→ **INFORMATION SUPPLIED**:
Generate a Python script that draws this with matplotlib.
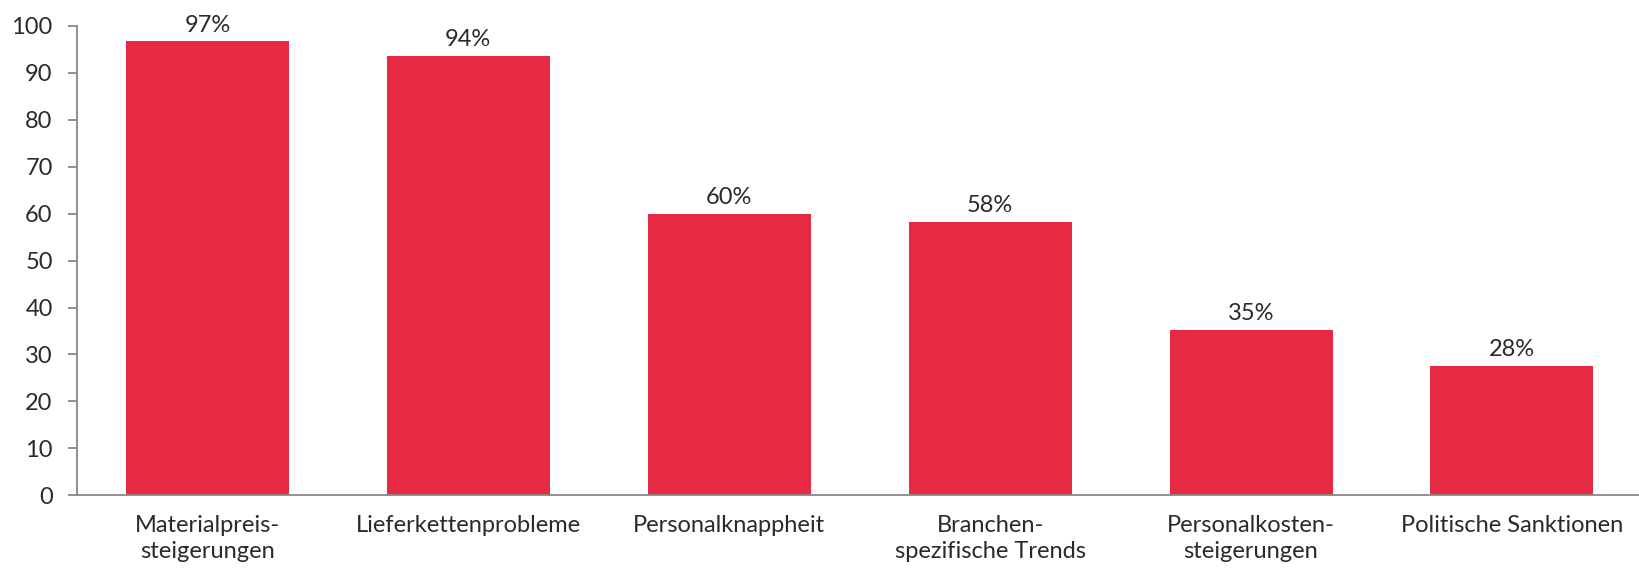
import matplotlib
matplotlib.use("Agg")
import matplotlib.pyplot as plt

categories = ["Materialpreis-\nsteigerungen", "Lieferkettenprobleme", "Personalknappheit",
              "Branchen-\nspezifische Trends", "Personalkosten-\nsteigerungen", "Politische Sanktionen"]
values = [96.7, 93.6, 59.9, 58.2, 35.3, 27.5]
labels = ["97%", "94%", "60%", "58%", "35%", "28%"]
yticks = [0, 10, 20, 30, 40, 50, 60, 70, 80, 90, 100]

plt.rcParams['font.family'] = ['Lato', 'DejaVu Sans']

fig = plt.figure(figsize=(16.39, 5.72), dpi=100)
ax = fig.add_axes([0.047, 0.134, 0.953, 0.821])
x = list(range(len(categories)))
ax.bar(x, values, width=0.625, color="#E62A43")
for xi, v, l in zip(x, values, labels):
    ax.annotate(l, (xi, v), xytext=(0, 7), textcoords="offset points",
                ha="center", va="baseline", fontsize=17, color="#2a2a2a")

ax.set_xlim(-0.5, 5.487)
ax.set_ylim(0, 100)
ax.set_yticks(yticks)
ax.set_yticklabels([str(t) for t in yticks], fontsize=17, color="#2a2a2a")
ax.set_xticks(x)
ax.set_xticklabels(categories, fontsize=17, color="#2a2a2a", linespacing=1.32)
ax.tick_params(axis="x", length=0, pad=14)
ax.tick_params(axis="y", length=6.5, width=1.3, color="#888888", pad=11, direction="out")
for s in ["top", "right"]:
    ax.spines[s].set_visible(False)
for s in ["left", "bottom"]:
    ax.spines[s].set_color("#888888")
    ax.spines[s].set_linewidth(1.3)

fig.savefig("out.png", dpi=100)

→ **TASK GOAL**:
With all pictures left out, please transcribe exactly the lines from the start of the material through the line with "import matplotlib.pyplot as plt".

→ **TASK RESPONSE**:
Generate a Python script that draws this with matplotlib.
import matplotlib
matplotlib.use("Agg")
import matplotlib.pyplot as plt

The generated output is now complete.